Pregnancy brings so many aches and pains that it can be difficult for you tell when they are normal or when they are a sign of something not being right. Round ligament pain results from the stretching of the uterus, which is completely normal. But, this type of abdominal pain and sometimes spasms can feel similar to menstrual cramping, which is a sign of preterm labor. Round ligament pains may come on suddenly with movement and may be sharp, or they can stick around and feel dull and achy. The pain will be along the bikini lines, frequently on the right side, and can cause discomfort from the groin to the hips. With the cramping of preterm labor, the pain will be in the area above the pubic bone and below the belly button. You may also be having pain in your lower back. You may have other signs of preterm labor as well. Please click here for more symptoms.

“I am having pain in my abdomen/hips/groin/pubic area. It started hurting ____ minutes/hours ago. It does/doesn’t feel like menstrual cramps. I am/am not having lower back pain.”

NORMAL BLEEDING VS. WARNING BLEEDING

Bleeding is common, but it is NOT normal, sister! Consider it a warning sign and call your doctor at the first sign of bleeding. In the first trimester, bleeding can be a sign of miscarriage, ectopic pregnancy, or other complications. In the second and third trimesters, bleeding can result from placenta previa or placental abruption, or from other threats to the pregnancy. Bleeding following a manual exam or intercourse is generally acceptable, but never hesitate to call your doctor to describe your symptoms. If you are unable to reach your doctor, go to your hospital’s emergency room or labor and delivery department.

“I have been bleeding for ___ hours, and changing my pad or pantyliner every ___ hours. I do/don’t have a fever. I have pain in my ____. I am/am not having cramping. I am feeling tired/dizzy/faint.”

LEAKING URINE VS. LEAKING AMNIOTIC FLUID

One way to tell if the wet sensation you’re feeling is urine or amniotic fluid is to take note of the smell. If you’ve ever changed a diaper, you know the smell of urine. The smell of amniotic fluid isn’t quite so easy to detect. It may be sweet smelling, or odorless. If you aren’t sure, consider the quantity and frequency. A small trickle that doesn’t stop is likely to be amniotic fluid and so is that big gush you see in movies . Occasional wetness is likely to be urine. If you have been having contractions and the contractions suddenly become more intense when you stand up or use the bathroom, that also can be a sign that your water has broken. Your doctor can do a simple test in the office to determine if any amniotic fluid is present and can also discuss with you any signs of preterm labor.

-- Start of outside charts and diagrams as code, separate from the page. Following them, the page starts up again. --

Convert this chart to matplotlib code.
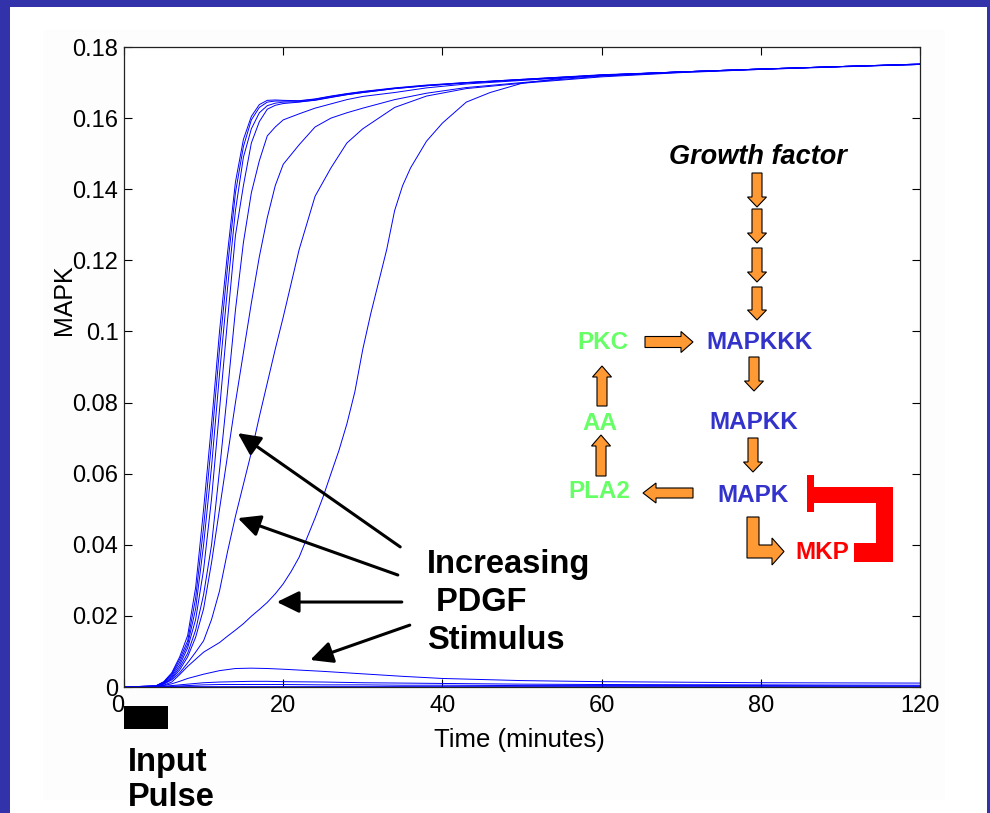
import matplotlib
matplotlib.use("Agg")
import matplotlib.pyplot as plt
from matplotlib.patches import Rectangle, FancyArrow, Polygon

plt.rcParams['font.family'] = ['Liberation Sans', 'DejaVu Sans']

# ---------------- data ----------------
t_fast = [0, 4, 5, 6, 7, 8, 9, 10, 11, 12, 13, 14, 15, 16, 17, 18, 19, 20,
          22, 24, 26, 28, 30, 34, 38, 43, 50, 60, 70, 80, 90, 100]
mapk_b1 = [0, 0.0003, 0.0015, 0.004, 0.0085, 0.0145, 0.028, 0.05, 0.074, 0.1, 0.122, 0.142,
           0.154, 0.1605, 0.1638, 0.165, 0.1651, 0.165, 0.1649, 0.1654, 0.1662, 0.1669, 0.1675,
           0.1685, 0.1693, 0.17, 0.1709, 0.1722, 0.173, 0.1738, 0.1745, 0.1752]
mapk_b2 = [0, 0.0003, 0.0014, 0.0037, 0.0078, 0.013, 0.025, 0.045, 0.069, 0.095, 0.118, 0.139,
           0.152, 0.1595, 0.163, 0.1645, 0.1648, 0.1648, 0.1648, 0.1653, 0.1661, 0.1668, 0.1674,
           0.1684, 0.1692, 0.17, 0.1709, 0.1721, 0.173, 0.1738, 0.1745, 0.1752]
mapk_b3 = [0, 0.0003, 0.0013, 0.0034, 0.007, 0.012, 0.022, 0.04, 0.062, 0.088, 0.112, 0.134,
           0.149, 0.157, 0.1615, 0.1635, 0.1642, 0.1645, 0.1646, 0.165, 0.1658, 0.1666, 0.1672,
           0.1683, 0.1691, 0.1699, 0.1708, 0.1721, 0.173, 0.1738, 0.1745, 0.1751]
mapk_p = [0, 0.0003, 0.0012, 0.003, 0.0062, 0.011, 0.019, 0.033, 0.053, 0.078, 0.103, 0.127,
          0.141, 0.153, 0.159, 0.1625, 0.1636, 0.1641, 0.1645, 0.1651, 0.1659, 0.1666, 0.1672,
          0.1683, 0.1691, 0.1699, 0.1708, 0.172, 0.173, 0.1738, 0.1745, 0.1751]
mapk_q = [0, 0.0002, 0.001, 0.0026, 0.0055, 0.0095, 0.016, 0.026, 0.04, 0.061, 0.083, 0.106,
          0.125, 0.139, 0.148, 0.155, 0.1575, 0.1595, 0.1612, 0.1628, 0.164, 0.1652, 0.1661,
          0.1672, 0.1685, 0.1696, 0.1706, 0.172, 0.173, 0.1738, 0.1745, 0.1752]
mapk_r = [0, 0.0002, 0.0009, 0.0023, 0.0048, 0.0085, 0.014, 0.022, 0.035, 0.05, 0.065, 0.08,
          0.094, 0.108, 0.121, 0.132, 0.141, 0.147, 0.1525, 0.1575, 0.16, 0.1615, 0.1628,
          0.1652, 0.167, 0.1686, 0.17, 0.1718, 0.1729, 0.1737, 0.1745, 0.1751]
mapk_s = [0, 0.0002, 0.0008, 0.002, 0.004, 0.0068, 0.0098, 0.013, 0.019, 0.027, 0.038, 0.048,
          0.057, 0.066, 0.076, 0.0855, 0.095, 0.104, 0.123, 0.138, 0.146, 0.153, 0.157,
          0.163, 0.1662, 0.1683, 0.1698, 0.1716, 0.1728, 0.1737, 0.1744, 0.1751]

t_slow = [0, 4, 5, 6, 7, 8, 10, 12, 13, 14, 15, 16, 17, 18, 19, 20, 21, 22, 23, 24, 25, 26,
          27, 28, 29, 30, 31, 32, 33, 34, 35, 36, 38, 40, 43, 46, 50, 55, 60, 70, 80, 90, 100]
mapk_f = [0, 0.0001, 0.0005, 0.0014, 0.0035, 0.0058, 0.0098, 0.0125, 0.0143, 0.016, 0.0178,
          0.0199, 0.0218, 0.0238, 0.0262, 0.029, 0.0325, 0.0365, 0.042, 0.0475, 0.0534, 0.06,
          0.0665, 0.074, 0.083, 0.095, 0.105, 0.114, 0.123, 0.134, 0.141, 0.146, 0.1535,
          0.1586, 0.1645, 0.1672, 0.1698, 0.1712, 0.1721, 0.173, 0.1738, 0.1745, 0.1752]

t_low = [0, 4, 5, 6, 7, 8, 9, 10, 12, 14, 16, 18, 20, 25, 30, 35, 40, 50, 60, 80, 100]
mapk_l3 = [0, 0.0001, 0.0004, 0.0009, 0.0016, 0.0024, 0.003, 0.0036, 0.0046, 0.0052, 0.0053,
           0.0052, 0.005, 0.0044, 0.0037, 0.003, 0.0024, 0.0018, 0.0015, 0.0012, 0.0011]
mapk_l2 = [0, 0.0001, 0.0002, 0.0004, 0.0006, 0.0008, 0.001, 0.0012, 0.0014, 0.0015, 0.0016,
           0.0016, 0.0015, 0.0014, 0.0012, 0.0011, 0.001, 0.0008, 0.0007, 0.0006, 0.0005]
mapk_l1 = [0, 0, 0.0001, 0.0002, 0.0003, 0.0004, 0.0005, 0.0006, 0.0007, 0.0007, 0.0007,
           0.0007, 0.0007, 0.0006, 0.0006, 0.0005, 0.0005, 0.0004, 0.0004, 0.0004, 0.0003]
mapk_l0 = [0, 0, 0, 0.0001, 0.0001, 0.0001, 0.0001, 0.0001, 0.0001, 0.0001, 0.0001,
           0.0001, 0.0001, 0.0001, 0.0001, 0.0001, 0.0001, 0.0001, 0.0001, 0.0001, 0.0001]

x_ticks = [0, 20, 40, 60, 80, 100]
x_tick_labels = ['0', '20', '40', '60', '80', '120']
y_ticks = [0, 0.02, 0.04, 0.06, 0.08, 0.1, 0.12, 0.14, 0.16, 0.18]
y_tick_labels = ['0', '0.02', '0.04', '0.06', '0.08', '0.1', '0.12', '0.14', '0.16', '0.18']
pulse_start, pulse_end = 0, 5.5

# ---------------- figure ----------------
W, H = 990, 813
fig = plt.figure(figsize=(W / 100, H / 100), dpi=100)
fig.patch.set_facecolor('#3232aa')

# background overlay (pixel coordinates)
bg = fig.add_axes([0, 0, 1, 1], zorder=0)
bg.set_xlim(0, W); bg.set_ylim(H, 0); bg.axis('off')
bg.add_patch(Rectangle((10, 7), 977, 806, fc='white', ec='none'))
bg.add_patch(Rectangle((43, 30), 902, 770, fc='#fdfdfd', ec='none'))

# main axes
L, R, T, B = 124, 920, 47, 687
ax = fig.add_axes([L / W, 1 - B / H, (R - L) / W, (B - T) / H], zorder=1)
ax.set_facecolor('white')
blue = '#0000ff'
for t, v in [(t_low, mapk_l0), (t_low, mapk_l1), (t_low, mapk_l2), (t_low, mapk_l3),
             (t_slow, mapk_f), (t_fast, mapk_s), (t_fast, mapk_r), (t_fast, mapk_q),
             (t_fast, mapk_p), (t_fast, mapk_b3), (t_fast, mapk_b2), (t_fast, mapk_b1)]:
    ax.plot(t, v, color=blue, lw=0.7)

ax.set_xlim(0, 100)
ax.set_ylim(0, 0.18)
ax.set_xticks(x_ticks)
ax.set_xticklabels(x_tick_labels)
ax.set_yticks(y_ticks)
ax.set_yticklabels(y_tick_labels)
ax.tick_params(direction='in', length=6, width=0.8, top=True, right=True,
               labelsize=17, colors='black')
ax.tick_params(axis='x', pad=6)
ax.tick_params(axis='y', pad=4)
ax.get_xticklabels()[0].set_horizontalalignment('right')
for s in ax.spines.values():
    s.set_linewidth(0.9)
    s.set_color('#222222')

# annotation arrows (data coordinates)
arrows = [((34.7, 0.0394), (14.3, 0.0714)),
          ((34.4, 0.0315), (14.3, 0.0475)),
          ((34.9, 0.0239), (19.2, 0.0239)),
          ((35.9, 0.0174), (23.4, 0.0076))]
for start, tip in arrows:
    ax.annotate('', xy=tip, xytext=start,
                arrowprops=dict(arrowstyle='-|>,head_length=0.45,head_width=0.22',
                                mutation_scale=30, lw=2.2, color='black',
                                shrinkA=0, shrinkB=0))
ax.text(38.1, 0.0237, 'Increasing\n PDGF\nStimulus', fontsize=23.5, fontweight='bold',
        ha='left', va='center', linespacing=1.29)

# input pulse bar
ax.add_patch(Rectangle((pulse_start, -0.0118), pulse_end - pulse_start, 0.0065,
                       transform=ax.transData, fc='black', ec='none', clip_on=False))

# ---------------- overlay texts and pathway diagram (pixel coords) ----------------
ov = fig.add_axes([0, 0, 1, 1], zorder=2)
ov.set_xlim(0, W); ov.set_ylim(H, 0); ov.axis('off'); ov.patch.set_alpha(0)

ov.text(64, 300, 'MAPK', rotation=90, fontsize=18, ha='center', va='center')
ov.text(519, 740, 'Time (minutes)', fontsize=18.5, ha='center', va='center')
ov.text(128, 780, 'Input\nPulse', fontsize=23.5, fontweight='bold', ha='left',
        va='center', linespacing=1.2)

bluet = '#3333cc'
greent = '#66ff66'
ov.text(758, 157, 'Growth factor', fontsize=19.5, fontweight='bold', style='italic',
        ha='center', va='center')
ov.text(759, 342, 'MAPKKK', fontsize=17.5, fontweight='bold', color=bluet, ha='center', va='center')
ov.text(754, 422, 'MAPKK', fontsize=17.5, fontweight='bold', color=bluet, ha='center', va='center')
ov.text(753, 495, 'MAPK', fontsize=17.5, fontweight='bold', color=bluet, ha='center', va='center')
ov.text(603, 342, 'PKC', fontsize=17.5, fontweight='bold', color=greent, ha='center', va='center')
ov.text(600, 423, 'AA', fontsize=17.5, fontweight='bold', color=greent, ha='center', va='center')
ov.text(599, 491, 'PLA2', fontsize=17.5, fontweight='bold', color=greent, ha='center', va='center')
ov.text(822, 552, 'MKP', fontsize=17.5, fontweight='bold', color='#ff0000', ha='center', va='center')

orange = '#ff9933'
def block_arrow(x0, y0, x1, y1, w=10, hw=19, hl=10):
    ov.add_patch(FancyArrow(x0, y0, x1 - x0, y1 - y0, width=w, head_width=hw,
                            head_length=hl, length_includes_head=True,
                            fc=orange, ec='black', lw=0.8))

for y0, y1 in [(173, 207), (209, 243), (248, 282), (287, 320)]:
    block_arrow(757, y0, 757, y1)
block_arrow(754, 357, 754, 391)
block_arrow(753, 438, 753, 472)
block_arrow(645, 342, 693, 342, w=11, hw=21, hl=12)
block_arrow(602, 406, 602, 366, hl=11)
block_arrow(601, 476, 601, 435, hl=11)
block_arrow(693, 493, 643, 493, w=10, hw=20, hl=13)

ov.add_patch(Polygon([(747, 517), (759, 517), (759, 545), (772, 545), (772, 538),
                      (784, 551.5), (772, 565), (772, 558), (747, 558)],
                     closed=True, fc=orange, ec='black', lw=0.8))
ov.add_patch(Rectangle((807, 475), 7, 37, fc='#ff0000', ec='none'))
ov.add_patch(Polygon([(814, 487), (893, 487), (893, 562), (854, 562), (854, 543),
                      (876, 543), (876, 503), (814, 503)], closed=True, fc='#ff0000', ec='none'))

fig.savefig('out.png', dpi=100, facecolor=fig.get_facecolor())
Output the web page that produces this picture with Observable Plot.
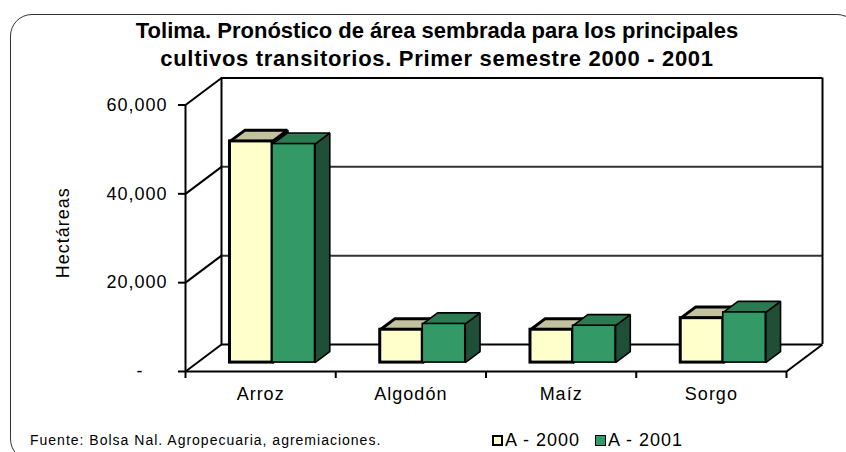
<!DOCTYPE html>
<html>
<head>
<meta charset="utf-8">
<script src="https://cdn.jsdelivr.net/npm/d3@7"></script>
<script src="https://cdn.jsdelivr.net/npm/@observablehq/plot@0.6"></script>
<style>
html, body { margin: 0; padding: 0; background: #fff; overflow: hidden; }
#wrap { position: relative; width: 846px; height: 452px; overflow: hidden; font-family: "Liberation Sans", Arial, sans-serif; color: #000; }
#frame { position: absolute; left: 10px; top: 14px; width: 849px; height: 447px; border: 1.5px solid #333; border-radius: 22px; box-sizing: border-box; }
#chart { position: absolute; left: 0; top: 0; }
#title { position: absolute; left: 0; width: 874px; top: 17px; text-align: center; font-weight: bold; font-size: 22px; line-height: 28px; white-space: nowrap; }
#title .l2 { letter-spacing: 0.7px; }
#caption { position: absolute; left: 30px; top: 433px; font-size: 14px; line-height: 14px; letter-spacing: 1px; white-space: nowrap; }
#legend { position: absolute; left: 492px; top: 431px; font-size: 18px; line-height: 18px; letter-spacing: 1px; white-space: nowrap; display: flex; align-items: center; }
#legend .sw { display: inline-block; box-sizing: border-box; width: 11px; height: 11px; border: 1px solid #000; margin-right: 2px; }
#legend .item { display: inline-flex; align-items: center; margin-right: 15px; }
</style>
</head>
<body>
<div id="wrap">
  <div id="frame"></div>
  <div id="chart"></div>
  <div id="title"><span class="l1">Tolima. Pronóstico de área sembrada para los principales</span><br><span class="l2">cultivos transitorios. Primer semestre 2000 - 2001</span></div>
  <div id="caption">Fuente: Bolsa Nal. Agropecuaria, agremiaciones.</div>
  <div id="legend"></div>
</div>
<script>
// ---- data ----
const categories = ["Arroz", "Algodón", "Maíz", "Sorgo"];
const series = ["A - 2000", "A - 2001"];
const values2000 = [49800, 7400, 7400, 10000];
const values2001 = [49200, 8700, 8300, 11300];
const yTicks = [0, 20000, 40000, 60000];
const yMax = 60000;

// ---- styles ----
const frontColors = ["#FFFFCC", "#339966"];
const topColors = ["#C2C2A0", "#2A7A52"];
const sideColors = ["#808066", "#1F4F36"];
const outlineWidths = [3, 1.6];

// ---- layout (pixels) ----
const W = 846, H = 452;
const mL = 185, mR = 24, mT = 77.5, mB = 81;
const DXP = 36, DYP = 27;            // oblique depth of the floor, px
const n = categories.length;
const bandPx = (W - mL - mR - DXP) / n;
const DXu = DXP / bandPx;             // depth in x units
const pxPerUnit = (H - mT - mB - DYP) / yMax;
const DYu = DYP / pxPerUnit;          // depth in y units
const BAR_W = 0.283, FRONT = 0.33, DEPTH = 0.41;

const rows = categories.flatMap((c, i) => [values2000, values2001].map((vals, s) => {
  const fx = FRONT * DXu, fy = FRONT * DYu;
  const x1 = i + 0.5 - BAR_W + s * BAR_W + fx;
  const x2 = x1 + BAR_W;
  return {category: c, series: series[s], s, value: vals[i], x1, x2, y0: fy, y1: vals[i] + fy, bx: DEPTH * DXu, by: DEPTH * DYu, id: c + "|" + s};
}));

function topPoly(r) {
  return [
    {id: r.id, x: r.x1, y: r.y1},
    {id: r.id, x: r.x2, y: r.y1},
    {id: r.id, x: r.x2 + r.bx, y: r.y1 + r.by},
    {id: r.id, x: r.x1 + r.bx, y: r.y1 + r.by}
  ];
}
function sidePoly(r) {
  return [
    {id: r.id, x: r.x2, y: r.y0},
    {id: r.id, x: r.x2, y: r.y1},
    {id: r.id, x: r.x2 + r.bx, y: r.y1 + r.by},
    {id: r.id, x: r.x2 + r.bx, y: r.y0 + r.by}
  ];
}

const barMarks = [0, 1].flatMap(s => {
  const rs = rows.filter(r => r.s === s);
  const sw = outlineWidths[s];
  return [
    Plot.line(rs.flatMap(sidePoly), {x: "x", y: "y", z: "id", fill: sideColors[s], stroke: "#000", strokeWidth: sw, strokeLinejoin: "miter", curve: "linear-closed"}),
    Plot.line(rs.flatMap(topPoly), {x: "x", y: "y", z: "id", fill: topColors[s], stroke: "#000", strokeWidth: sw, strokeLinejoin: "miter", curve: "linear-closed"}),
    Plot.rect(rs, {x1: "x1", x2: "x2", y1: "y0", y2: "y1", fill: frontColors[s], stroke: "#000", strokeWidth: sw, strokeLinejoin: "miter"})
  ];
});

const chart = Plot.plot({
  width: W,
  height: H,
  marginLeft: mL,
  marginRight: mR,
  marginTop: mT,
  marginBottom: mB,
  style: {fontFamily: "'Liberation Sans', Arial, sans-serif", fontSize: "18px", letterSpacing: "1px", background: "transparent", color: "#000"},
  x: {type: "linear", domain: [0, n + DXu]},
  y: {type: "linear", domain: [0, yMax + DYu]},
  marks: [
    // back wall gridlines
    Plot.ruleY(yTicks.filter(t => t > 0 && t < yMax), {y: d => d + DYu, x1: DXu, x2: n + DXu, stroke: "#333", strokeWidth: 2}),
    Plot.ruleY([0, yMax], {y: d => d + DYu, x1: DXu, x2: n + DXu, stroke: "#000", strokeWidth: 2}),
    // back wall vertical edges
    Plot.ruleX([DXu, n + DXu], {y1: DYu, y2: yMax + DYu, stroke: "#000", strokeWidth: 2}),
    // left wall diagonals
    Plot.link(yTicks, {x1: 0, y1: d => d, x2: DXu, y2: d => d + DYu, stroke: "#000", strokeWidth: 2}),
    // front axis line and floor
    Plot.ruleX([0], {y1: 0, y2: yMax, stroke: "#000", strokeWidth: 2}),
    Plot.ruleY([0], {x1: 0, x2: n, stroke: "#000", strokeWidth: 2}),
    Plot.link([n], {x1: d => d, y1: 0, x2: d => d + DXu, y2: DYu, stroke: "#000", strokeWidth: 2}),
    // axes
    Plot.axisY({ticks: yTicks, tickSize: 7, tickPadding: 11, strokeWidth: 2, label: null,
      tickFormat: d => d === 0 ? "-    " : d3.format(",")(d)}),
    Plot.axisX({ticks: d3.range(n + 1), tickSize: 7, strokeWidth: 2, label: null, tickFormat: () => ""}),
    Plot.text(categories, {x: (d, i) => i + 0.5, y: 0, dy: 23, fontSize: 18}),
    Plot.text(["Hectáreas"], {frameAnchor: "left", textAnchor: "middle", dx: -122, dy: 8, rotate: -90, fontSize: 18}),
    ...barMarks
  ]
});
document.getElementById("chart").appendChild(chart);

// legend
const legend = document.getElementById("legend");
series.forEach((name, s) => {
  const item = document.createElement("span");
  item.className = "item";
  const sw = document.createElement("span");
  sw.className = "sw";
  sw.style.background = frontColors[s];
  sw.style.borderWidth = s === 0 ? "2.5px" : "1px";
  item.appendChild(sw);
  item.appendChild(document.createTextNode(name));
  legend.appendChild(item);
});
</script>
</body>
</html>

“I think I may be leaking amniotic fluid. I first noticed it ____ and it keeps going. Should I come in to have you check the pH or do a ferning test?”

NORMAL DISCHARGE VS. LOSING THE MUCUS PLUG

A white, thin or milky discharge called leukorrhea is normal in pregnancy, and abundant! It can be odorless or have a mild, inoffensive smell. But, if it is causing itching, burning, or inflammation, it is more likely to be a yeast infection and you should contact your doctor. Also call your doctor if the discharge is any color other than white or it has a bad smell. It may be bacterial vaginosis or a sexually transmitted disease.

If you notice that the discharge has become clear and sticky like egg whites, and you are not yet 37 weeks, it may be a sign of preterm labor. The mucus plug may be deteriorating as the cervix begins to soften and dilate. The mucus plug can be expelled gradually, or in one or more gel-like globs that can appear clear, white, or yellow and may be tinged with blood.

“I noticed a large glob of mucus in the toilet/in the shower/on my toilet tissue. The color was ____ and I did/didn’t notice any blood.”

Never think you are being a nuisance; your medical professionals are experts and are there to help.

If your symptoms continue, call again or go directly to the Labor and Delivery department of your hospital. Think of it as an emergency room for pregnant women!